Supplied information:

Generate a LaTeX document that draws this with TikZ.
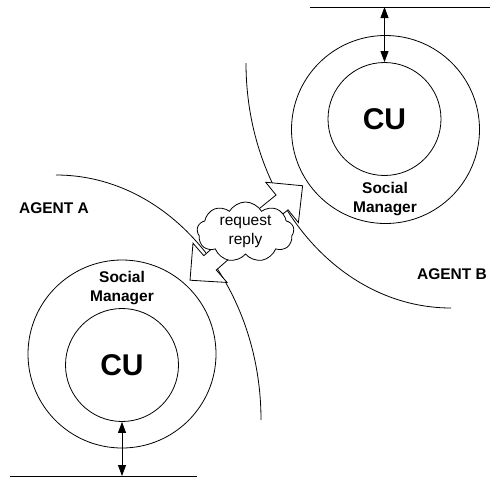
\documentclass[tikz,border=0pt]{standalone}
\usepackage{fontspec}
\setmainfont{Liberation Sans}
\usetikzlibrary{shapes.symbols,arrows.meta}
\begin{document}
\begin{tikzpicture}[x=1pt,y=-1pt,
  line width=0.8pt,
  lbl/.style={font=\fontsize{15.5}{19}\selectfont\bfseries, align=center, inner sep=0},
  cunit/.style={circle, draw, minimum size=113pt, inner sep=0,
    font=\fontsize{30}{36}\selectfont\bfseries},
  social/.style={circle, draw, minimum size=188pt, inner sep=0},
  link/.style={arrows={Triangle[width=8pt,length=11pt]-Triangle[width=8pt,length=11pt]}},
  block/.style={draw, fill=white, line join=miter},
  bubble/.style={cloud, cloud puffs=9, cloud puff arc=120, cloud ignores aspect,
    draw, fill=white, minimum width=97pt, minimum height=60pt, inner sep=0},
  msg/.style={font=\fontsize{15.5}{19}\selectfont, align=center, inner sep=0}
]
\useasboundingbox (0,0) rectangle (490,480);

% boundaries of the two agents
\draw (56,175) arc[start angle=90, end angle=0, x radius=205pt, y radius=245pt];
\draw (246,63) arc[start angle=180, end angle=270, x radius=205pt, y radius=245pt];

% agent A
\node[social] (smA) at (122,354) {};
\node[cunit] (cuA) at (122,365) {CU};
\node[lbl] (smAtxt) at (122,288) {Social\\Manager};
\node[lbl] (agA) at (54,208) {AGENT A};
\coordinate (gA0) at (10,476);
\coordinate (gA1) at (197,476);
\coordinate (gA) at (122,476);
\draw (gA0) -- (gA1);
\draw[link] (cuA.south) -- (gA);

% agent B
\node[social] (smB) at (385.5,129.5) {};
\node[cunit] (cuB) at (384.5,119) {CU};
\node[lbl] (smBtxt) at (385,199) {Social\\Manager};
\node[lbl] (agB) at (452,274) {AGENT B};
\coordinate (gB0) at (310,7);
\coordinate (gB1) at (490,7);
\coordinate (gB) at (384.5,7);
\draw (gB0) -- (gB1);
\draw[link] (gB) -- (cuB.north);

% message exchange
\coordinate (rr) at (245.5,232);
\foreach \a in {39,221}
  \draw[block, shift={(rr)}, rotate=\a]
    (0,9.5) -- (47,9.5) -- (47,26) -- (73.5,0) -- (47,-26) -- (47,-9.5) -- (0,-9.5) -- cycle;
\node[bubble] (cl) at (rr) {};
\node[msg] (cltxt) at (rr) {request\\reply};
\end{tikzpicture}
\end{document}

Job: Repeat the material above word for word, please, apart from its images.

Answer to this problem:
Generate a LaTeX document that draws this with TikZ.
\documentclass[tikz,border=0pt]{standalone}
\usepackage{fontspec}
\setmainfont{Liberation Sans}
\usetikzlibrary{shapes.symbols,arrows.meta}
\begin{document}
\begin{tikzpicture}[x=1pt,y=-1pt,
  line width=0.8pt,
  lbl/.style={font=\fontsize{15.5}{19}\selectfont\bfseries, align=center, inner sep=0},
  cunit/.style={circle, draw, minimum size=113pt, inner sep=0,
    font=\fontsize{30}{36}\selectfont\bfseries},
  social/.style={circle, draw, minimum size=188pt, inner sep=0},
  link/.style={arrows={Triangle[width=8pt,length=11pt]-Triangle[width=8pt,length=11pt]}},
  block/.style={draw, fill=white, line join=miter},
  bubble/.style={cloud, cloud puffs=9, cloud puff arc=120, cloud ignores aspect,
    draw, fill=white, minimum width=97pt, minimum height=60pt, inner sep=0},
  msg/.style={font=\fontsize{15.5}{19}\selectfont, align=center, inner sep=0}
]
\useasboundingbox (0,0) rectangle (490,480);

% boundaries of the two agents
\draw (56,175) arc[start angle=90, end angle=0, x radius=205pt, y radius=245pt];
\draw (246,63) arc[start angle=180, end angle=270, x radius=205pt, y radius=245pt];

% agent A
\node[social] (smA) at (122,354) {};
\node[cunit] (cuA) at (122,365) {CU};
\node[lbl] (smAtxt) at (122,288) {Social\\Manager};
\node[lbl] (agA) at (54,208) {AGENT A};
\coordinate (gA0) at (10,476);
\coordinate (gA1) at (197,476);
\coordinate (gA) at (122,476);
\draw (gA0) -- (gA1);
\draw[link] (cuA.south) -- (gA);

% agent B
\node[social] (smB) at (385.5,129.5) {};
\node[cunit] (cuB) at (384.5,119) {CU};
\node[lbl] (smBtxt) at (385,199) {Social\\Manager};
\node[lbl] (agB) at (452,274) {AGENT B};
\coordinate (gB0) at (310,7);
\coordinate (gB1) at (490,7);
\coordinate (gB) at (384.5,7);
\draw (gB0) -- (gB1);
\draw[link] (gB) -- (cuB.north);

% message exchange
\coordinate (rr) at (245.5,232);
\foreach \a in {39,221}
  \draw[block, shift={(rr)}, rotate=\a]
    (0,9.5) -- (47,9.5) -- (47,26) -- (73.5,0) -- (47,-26) -- (47,-9.5) -- (0,-9.5) -- cycle;
\node[bubble] (cl) at (rr) {};
\node[msg] (cltxt) at (rr) {request\\reply};
\end{tikzpicture}
\end{document}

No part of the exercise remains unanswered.